Records contained in a dataset:
## BEGIN

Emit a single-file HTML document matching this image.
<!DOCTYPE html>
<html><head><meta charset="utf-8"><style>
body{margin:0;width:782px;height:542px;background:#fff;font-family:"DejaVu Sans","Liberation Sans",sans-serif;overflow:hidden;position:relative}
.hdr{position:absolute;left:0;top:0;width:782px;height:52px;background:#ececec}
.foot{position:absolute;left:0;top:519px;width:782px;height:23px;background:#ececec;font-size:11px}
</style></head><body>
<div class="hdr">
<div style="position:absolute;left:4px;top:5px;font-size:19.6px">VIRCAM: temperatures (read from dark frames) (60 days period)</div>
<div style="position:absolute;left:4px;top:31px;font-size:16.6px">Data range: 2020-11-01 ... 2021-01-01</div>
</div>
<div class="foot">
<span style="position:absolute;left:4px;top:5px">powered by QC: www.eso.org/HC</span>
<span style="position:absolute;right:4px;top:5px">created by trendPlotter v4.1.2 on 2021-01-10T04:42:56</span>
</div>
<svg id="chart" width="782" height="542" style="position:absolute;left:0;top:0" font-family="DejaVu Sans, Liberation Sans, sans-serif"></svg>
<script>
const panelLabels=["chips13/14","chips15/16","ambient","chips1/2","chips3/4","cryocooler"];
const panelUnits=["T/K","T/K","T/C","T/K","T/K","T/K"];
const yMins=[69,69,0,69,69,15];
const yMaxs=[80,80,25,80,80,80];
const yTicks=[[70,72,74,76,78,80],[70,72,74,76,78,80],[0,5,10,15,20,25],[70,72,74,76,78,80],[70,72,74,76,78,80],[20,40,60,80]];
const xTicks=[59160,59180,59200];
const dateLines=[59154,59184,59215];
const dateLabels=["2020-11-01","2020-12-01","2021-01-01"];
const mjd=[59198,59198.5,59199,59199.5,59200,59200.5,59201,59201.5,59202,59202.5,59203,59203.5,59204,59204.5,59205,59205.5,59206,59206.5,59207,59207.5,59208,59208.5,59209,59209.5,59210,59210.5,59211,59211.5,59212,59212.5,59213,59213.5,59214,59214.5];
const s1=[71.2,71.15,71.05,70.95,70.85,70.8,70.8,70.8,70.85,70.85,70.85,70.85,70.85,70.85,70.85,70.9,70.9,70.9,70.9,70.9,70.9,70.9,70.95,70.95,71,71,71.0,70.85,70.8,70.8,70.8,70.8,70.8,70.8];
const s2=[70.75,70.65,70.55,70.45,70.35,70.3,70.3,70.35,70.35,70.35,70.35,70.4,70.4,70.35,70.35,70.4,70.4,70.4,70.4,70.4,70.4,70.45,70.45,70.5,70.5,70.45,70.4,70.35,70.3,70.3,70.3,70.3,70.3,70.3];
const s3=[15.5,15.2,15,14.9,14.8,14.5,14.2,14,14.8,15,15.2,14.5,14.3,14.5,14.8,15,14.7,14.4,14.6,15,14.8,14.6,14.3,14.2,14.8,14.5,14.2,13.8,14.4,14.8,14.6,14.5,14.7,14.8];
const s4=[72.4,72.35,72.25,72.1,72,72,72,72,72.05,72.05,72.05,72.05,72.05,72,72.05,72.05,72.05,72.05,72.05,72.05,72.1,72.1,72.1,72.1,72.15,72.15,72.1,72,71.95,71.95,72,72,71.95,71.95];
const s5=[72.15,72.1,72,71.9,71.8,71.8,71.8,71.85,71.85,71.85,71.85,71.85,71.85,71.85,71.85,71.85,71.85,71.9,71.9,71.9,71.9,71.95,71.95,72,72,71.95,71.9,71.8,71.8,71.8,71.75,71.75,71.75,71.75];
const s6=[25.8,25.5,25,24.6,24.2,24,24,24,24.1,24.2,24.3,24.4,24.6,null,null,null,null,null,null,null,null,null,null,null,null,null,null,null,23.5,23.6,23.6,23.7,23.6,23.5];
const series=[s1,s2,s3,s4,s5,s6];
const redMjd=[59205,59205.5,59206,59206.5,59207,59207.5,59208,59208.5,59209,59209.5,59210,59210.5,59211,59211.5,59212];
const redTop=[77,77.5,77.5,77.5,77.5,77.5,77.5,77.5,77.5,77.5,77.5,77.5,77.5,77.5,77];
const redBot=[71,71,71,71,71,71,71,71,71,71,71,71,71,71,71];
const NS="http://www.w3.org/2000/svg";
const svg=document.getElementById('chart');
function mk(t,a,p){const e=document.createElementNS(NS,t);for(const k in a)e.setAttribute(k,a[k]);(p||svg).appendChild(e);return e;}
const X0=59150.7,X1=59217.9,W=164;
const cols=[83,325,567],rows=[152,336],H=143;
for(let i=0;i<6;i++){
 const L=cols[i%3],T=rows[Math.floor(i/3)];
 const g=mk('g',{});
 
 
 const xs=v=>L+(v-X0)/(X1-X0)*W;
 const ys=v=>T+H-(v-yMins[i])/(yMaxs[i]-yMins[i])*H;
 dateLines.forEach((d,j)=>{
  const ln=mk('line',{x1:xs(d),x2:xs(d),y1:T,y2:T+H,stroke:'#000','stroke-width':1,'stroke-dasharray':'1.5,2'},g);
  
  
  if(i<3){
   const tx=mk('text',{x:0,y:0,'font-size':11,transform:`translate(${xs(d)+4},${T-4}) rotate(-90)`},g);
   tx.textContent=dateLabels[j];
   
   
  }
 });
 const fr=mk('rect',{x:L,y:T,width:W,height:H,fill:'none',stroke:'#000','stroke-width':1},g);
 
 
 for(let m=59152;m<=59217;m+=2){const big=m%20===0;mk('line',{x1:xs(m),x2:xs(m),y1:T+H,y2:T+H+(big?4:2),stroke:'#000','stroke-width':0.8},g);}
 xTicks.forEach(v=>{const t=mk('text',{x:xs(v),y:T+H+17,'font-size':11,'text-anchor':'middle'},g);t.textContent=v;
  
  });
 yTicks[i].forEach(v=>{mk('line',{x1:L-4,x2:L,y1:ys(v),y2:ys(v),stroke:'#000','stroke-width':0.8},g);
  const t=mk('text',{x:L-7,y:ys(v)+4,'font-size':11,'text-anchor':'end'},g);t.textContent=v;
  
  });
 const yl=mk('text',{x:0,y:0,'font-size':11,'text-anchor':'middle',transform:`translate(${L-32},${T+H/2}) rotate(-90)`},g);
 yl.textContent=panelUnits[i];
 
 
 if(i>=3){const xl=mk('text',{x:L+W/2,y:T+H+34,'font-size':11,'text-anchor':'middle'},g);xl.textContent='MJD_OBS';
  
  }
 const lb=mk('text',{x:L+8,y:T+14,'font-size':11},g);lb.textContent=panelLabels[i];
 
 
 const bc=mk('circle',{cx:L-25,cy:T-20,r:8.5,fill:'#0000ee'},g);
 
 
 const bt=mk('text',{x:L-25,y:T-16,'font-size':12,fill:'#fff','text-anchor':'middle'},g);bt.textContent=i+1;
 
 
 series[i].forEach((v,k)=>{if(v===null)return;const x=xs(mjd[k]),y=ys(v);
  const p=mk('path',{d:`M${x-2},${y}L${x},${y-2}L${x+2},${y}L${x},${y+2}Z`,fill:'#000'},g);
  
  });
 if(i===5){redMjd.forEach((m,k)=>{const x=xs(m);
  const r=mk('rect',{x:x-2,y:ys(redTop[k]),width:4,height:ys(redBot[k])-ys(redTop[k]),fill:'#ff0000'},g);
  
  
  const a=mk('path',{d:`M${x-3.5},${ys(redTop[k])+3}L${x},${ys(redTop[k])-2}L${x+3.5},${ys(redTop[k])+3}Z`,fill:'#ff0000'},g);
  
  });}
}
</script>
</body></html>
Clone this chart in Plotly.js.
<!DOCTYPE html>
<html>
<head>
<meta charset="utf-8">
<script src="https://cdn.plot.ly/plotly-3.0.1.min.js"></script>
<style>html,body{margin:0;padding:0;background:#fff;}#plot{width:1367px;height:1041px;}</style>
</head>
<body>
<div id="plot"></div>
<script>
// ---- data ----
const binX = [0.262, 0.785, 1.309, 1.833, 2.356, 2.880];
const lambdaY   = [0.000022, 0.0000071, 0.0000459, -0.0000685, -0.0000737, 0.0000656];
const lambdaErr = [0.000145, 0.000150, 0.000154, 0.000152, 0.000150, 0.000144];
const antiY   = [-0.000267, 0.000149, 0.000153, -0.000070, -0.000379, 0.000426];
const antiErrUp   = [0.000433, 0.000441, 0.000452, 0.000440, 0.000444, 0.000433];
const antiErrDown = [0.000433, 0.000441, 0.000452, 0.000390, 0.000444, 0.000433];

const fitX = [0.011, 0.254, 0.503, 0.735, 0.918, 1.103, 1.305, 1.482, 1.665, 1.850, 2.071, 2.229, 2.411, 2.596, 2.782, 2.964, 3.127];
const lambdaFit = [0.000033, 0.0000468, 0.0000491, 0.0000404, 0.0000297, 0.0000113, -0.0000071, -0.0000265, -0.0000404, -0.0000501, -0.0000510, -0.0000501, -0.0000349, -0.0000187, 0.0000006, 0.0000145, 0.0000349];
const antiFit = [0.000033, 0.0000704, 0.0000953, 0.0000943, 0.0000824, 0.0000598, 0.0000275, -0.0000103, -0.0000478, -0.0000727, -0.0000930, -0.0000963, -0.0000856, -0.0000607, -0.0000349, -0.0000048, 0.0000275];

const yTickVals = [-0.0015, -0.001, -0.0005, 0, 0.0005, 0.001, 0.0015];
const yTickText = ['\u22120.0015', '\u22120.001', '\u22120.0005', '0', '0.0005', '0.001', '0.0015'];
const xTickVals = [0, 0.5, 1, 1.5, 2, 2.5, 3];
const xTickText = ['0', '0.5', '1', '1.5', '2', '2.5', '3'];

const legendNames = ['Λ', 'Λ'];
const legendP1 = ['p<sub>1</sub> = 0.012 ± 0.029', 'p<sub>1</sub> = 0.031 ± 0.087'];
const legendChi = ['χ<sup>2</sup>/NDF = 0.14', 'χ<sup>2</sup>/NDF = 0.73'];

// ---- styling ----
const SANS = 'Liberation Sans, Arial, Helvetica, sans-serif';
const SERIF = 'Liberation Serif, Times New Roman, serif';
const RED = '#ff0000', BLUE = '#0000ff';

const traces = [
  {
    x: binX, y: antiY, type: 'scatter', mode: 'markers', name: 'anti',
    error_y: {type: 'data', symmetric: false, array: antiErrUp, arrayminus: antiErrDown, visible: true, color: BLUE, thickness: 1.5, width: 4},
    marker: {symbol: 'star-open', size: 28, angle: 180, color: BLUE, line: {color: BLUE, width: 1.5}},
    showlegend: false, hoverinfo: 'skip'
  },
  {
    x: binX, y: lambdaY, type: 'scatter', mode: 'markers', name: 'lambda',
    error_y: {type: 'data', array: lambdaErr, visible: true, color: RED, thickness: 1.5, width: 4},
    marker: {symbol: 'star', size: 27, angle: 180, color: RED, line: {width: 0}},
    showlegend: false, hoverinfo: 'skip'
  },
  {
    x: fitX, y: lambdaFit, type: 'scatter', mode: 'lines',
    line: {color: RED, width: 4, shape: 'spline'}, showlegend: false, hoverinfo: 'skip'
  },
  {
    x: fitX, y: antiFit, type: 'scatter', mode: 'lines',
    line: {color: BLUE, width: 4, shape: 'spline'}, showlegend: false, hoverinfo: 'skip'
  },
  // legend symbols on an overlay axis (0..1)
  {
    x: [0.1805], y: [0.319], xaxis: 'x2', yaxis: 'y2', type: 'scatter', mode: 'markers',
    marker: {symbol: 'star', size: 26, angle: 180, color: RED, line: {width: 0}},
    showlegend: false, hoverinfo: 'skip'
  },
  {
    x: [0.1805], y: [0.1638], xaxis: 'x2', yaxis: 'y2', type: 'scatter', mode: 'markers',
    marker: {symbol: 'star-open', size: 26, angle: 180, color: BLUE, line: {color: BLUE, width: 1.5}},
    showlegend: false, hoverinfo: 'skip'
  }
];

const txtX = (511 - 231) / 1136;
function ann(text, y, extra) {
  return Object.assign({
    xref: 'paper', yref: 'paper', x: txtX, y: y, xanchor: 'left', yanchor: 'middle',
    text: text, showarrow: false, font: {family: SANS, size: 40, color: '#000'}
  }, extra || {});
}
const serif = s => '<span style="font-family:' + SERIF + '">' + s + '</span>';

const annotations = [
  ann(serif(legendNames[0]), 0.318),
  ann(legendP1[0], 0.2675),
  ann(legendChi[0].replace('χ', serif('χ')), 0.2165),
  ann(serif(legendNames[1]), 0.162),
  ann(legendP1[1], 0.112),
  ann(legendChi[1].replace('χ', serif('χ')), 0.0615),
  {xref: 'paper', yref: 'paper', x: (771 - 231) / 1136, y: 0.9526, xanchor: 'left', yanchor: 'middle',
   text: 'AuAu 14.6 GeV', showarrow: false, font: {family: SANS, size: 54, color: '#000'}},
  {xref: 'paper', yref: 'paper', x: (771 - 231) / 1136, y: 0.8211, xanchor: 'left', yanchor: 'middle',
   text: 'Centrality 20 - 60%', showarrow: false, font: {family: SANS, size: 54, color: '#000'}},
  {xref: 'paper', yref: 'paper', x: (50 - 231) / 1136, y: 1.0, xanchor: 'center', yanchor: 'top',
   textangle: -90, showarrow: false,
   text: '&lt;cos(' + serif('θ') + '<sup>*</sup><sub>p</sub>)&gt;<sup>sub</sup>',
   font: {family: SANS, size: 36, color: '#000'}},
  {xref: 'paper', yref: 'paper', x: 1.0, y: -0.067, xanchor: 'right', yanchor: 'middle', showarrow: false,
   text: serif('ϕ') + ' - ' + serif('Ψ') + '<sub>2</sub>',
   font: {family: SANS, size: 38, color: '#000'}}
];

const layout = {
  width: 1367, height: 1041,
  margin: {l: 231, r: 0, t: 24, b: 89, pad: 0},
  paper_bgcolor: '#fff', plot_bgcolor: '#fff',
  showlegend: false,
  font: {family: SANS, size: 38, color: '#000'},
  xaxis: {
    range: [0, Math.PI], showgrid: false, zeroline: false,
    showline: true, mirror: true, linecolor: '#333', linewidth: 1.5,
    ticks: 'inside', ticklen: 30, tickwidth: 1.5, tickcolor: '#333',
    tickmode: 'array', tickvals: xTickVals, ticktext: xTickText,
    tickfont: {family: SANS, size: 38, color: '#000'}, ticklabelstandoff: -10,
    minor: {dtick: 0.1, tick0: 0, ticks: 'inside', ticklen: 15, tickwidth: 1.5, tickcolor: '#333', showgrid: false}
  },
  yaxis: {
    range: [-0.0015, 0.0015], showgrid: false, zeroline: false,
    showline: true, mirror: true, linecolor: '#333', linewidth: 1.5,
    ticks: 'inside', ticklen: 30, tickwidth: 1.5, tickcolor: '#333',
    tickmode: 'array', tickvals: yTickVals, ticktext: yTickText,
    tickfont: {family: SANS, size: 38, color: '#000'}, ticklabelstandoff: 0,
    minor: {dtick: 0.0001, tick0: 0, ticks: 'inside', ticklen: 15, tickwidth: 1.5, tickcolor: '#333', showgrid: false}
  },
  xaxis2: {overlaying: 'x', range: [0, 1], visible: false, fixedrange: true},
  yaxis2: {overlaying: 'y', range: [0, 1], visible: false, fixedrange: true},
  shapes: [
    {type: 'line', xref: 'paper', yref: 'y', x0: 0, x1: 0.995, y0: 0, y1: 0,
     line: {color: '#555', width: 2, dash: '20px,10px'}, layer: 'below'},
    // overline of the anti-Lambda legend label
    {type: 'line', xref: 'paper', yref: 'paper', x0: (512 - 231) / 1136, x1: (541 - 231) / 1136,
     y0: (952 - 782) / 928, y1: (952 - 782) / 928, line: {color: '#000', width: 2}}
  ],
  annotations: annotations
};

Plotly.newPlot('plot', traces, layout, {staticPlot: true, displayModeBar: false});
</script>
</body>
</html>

## END

### Problem description:
Copy down every line of the material above that includes the string "chart".

### The answer:
<svg id="chart" width="782" height="542" style="position:absolute;left:0;top:0" font-family="DejaVu Sans, Liberation Sans, sans-serif"></svg>
const svg=document.getElementById('chart');
Clone this chart in Plotly.js.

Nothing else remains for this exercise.